## DO THIS
Leave the pictures out and quote every line from the start of the listing to the line with "5.356, 5.297, 5.369, 5.397, 5.383, 5.455]", inclusive.

___ INPUT RECORDS

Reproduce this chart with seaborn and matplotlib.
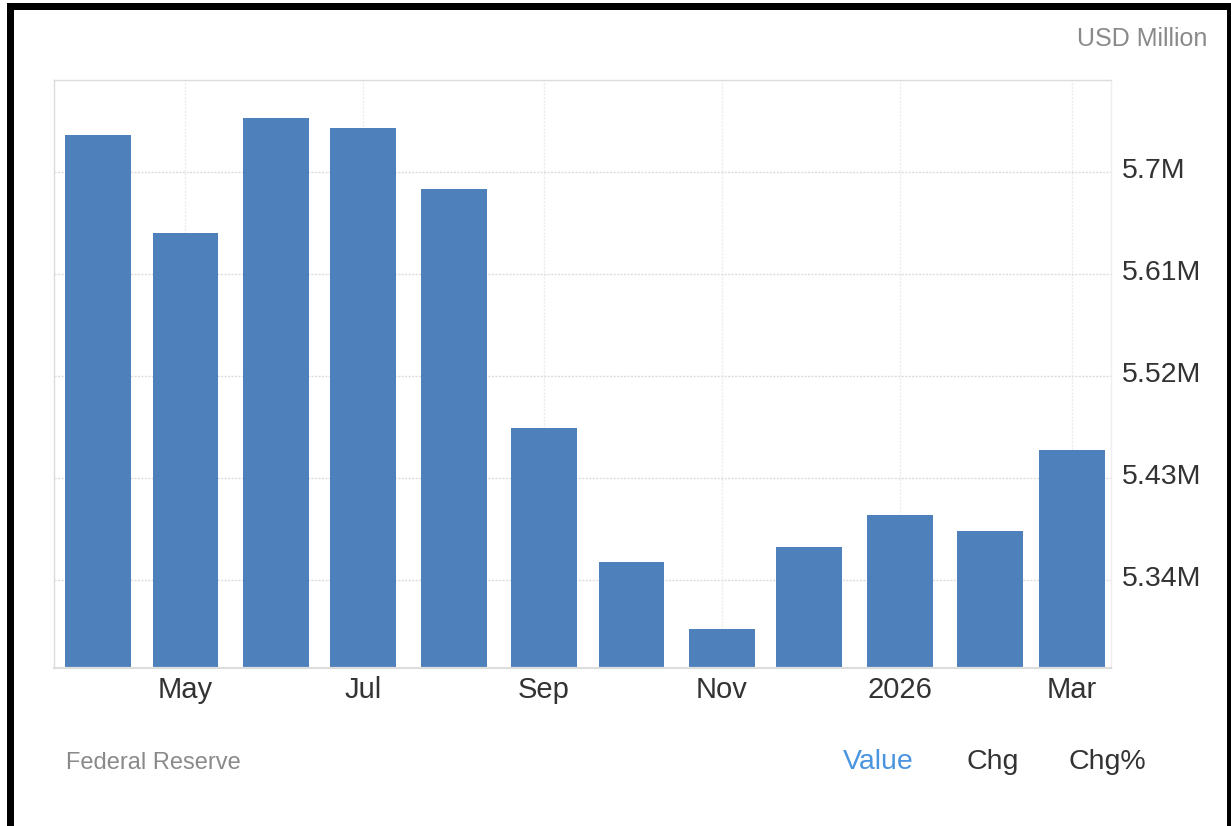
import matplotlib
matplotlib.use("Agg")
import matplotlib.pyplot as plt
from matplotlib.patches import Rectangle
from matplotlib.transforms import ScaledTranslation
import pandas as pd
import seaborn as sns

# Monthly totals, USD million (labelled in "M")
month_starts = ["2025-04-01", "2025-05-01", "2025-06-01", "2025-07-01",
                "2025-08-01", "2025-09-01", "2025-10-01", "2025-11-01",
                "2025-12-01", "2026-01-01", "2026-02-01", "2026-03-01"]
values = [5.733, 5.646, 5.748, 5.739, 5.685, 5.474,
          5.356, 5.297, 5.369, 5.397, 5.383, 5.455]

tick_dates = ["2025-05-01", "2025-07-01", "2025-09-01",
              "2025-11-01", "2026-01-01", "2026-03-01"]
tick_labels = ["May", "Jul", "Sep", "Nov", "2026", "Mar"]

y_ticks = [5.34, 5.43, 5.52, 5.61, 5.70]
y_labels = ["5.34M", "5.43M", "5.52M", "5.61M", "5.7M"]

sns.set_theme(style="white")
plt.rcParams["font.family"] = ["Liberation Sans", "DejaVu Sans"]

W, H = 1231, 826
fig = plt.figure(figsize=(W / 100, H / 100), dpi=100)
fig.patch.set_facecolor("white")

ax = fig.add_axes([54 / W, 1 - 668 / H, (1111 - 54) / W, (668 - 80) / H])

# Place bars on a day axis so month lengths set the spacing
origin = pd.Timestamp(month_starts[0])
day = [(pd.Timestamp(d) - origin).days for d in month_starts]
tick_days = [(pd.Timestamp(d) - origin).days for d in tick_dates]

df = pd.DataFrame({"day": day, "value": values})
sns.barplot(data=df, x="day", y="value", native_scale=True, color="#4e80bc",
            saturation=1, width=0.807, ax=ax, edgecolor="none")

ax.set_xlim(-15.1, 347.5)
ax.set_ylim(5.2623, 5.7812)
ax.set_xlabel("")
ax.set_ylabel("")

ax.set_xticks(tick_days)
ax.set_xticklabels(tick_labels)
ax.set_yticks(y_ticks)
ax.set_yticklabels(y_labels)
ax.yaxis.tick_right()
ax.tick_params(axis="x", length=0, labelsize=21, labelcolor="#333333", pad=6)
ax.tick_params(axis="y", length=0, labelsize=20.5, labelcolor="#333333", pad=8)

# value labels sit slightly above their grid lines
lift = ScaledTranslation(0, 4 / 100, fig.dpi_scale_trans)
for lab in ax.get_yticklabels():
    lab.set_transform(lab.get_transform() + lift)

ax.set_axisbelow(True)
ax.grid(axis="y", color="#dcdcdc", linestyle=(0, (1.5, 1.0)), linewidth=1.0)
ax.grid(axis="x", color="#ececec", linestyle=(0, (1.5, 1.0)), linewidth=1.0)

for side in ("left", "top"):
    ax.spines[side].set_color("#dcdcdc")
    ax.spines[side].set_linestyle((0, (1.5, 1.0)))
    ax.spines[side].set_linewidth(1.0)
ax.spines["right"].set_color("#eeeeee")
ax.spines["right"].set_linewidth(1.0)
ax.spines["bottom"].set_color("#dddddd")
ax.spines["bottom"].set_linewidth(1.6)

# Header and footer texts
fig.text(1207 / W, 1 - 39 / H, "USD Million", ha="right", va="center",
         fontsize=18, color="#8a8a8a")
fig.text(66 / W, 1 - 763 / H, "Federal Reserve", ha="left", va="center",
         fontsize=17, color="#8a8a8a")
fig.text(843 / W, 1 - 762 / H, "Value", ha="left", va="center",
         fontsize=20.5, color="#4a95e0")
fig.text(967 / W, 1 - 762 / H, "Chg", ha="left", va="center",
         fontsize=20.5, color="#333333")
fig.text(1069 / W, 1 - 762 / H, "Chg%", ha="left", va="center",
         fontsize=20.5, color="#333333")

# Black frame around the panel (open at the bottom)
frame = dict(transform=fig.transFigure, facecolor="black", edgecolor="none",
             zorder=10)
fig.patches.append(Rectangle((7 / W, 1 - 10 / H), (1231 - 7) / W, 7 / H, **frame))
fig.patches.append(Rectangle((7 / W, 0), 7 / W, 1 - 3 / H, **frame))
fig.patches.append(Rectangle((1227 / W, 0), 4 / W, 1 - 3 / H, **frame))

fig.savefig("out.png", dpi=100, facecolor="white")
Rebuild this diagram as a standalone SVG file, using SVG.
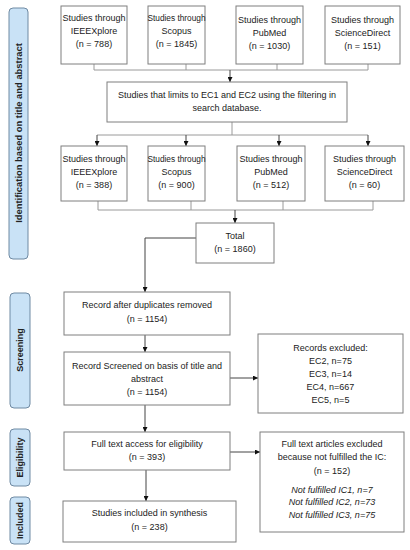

______

## FULL SOLUTION
Reproduce this chart with seaborn and matplotlib.
import matplotlib
matplotlib.use("Agg")
import matplotlib.pyplot as plt
from matplotlib.patches import Rectangle
from matplotlib.transforms import ScaledTranslation
import pandas as pd
import seaborn as sns

# Monthly totals, USD million (labelled in "M")
month_starts = ["2025-04-01", "2025-05-01", "2025-06-01", "2025-07-01",
                "2025-08-01", "2025-09-01", "2025-10-01", "2025-11-01",
                "2025-12-01", "2026-01-01", "2026-02-01", "2026-03-01"]
values = [5.733, 5.646, 5.748, 5.739, 5.685, 5.474,
          5.356, 5.297, 5.369, 5.397, 5.383, 5.455]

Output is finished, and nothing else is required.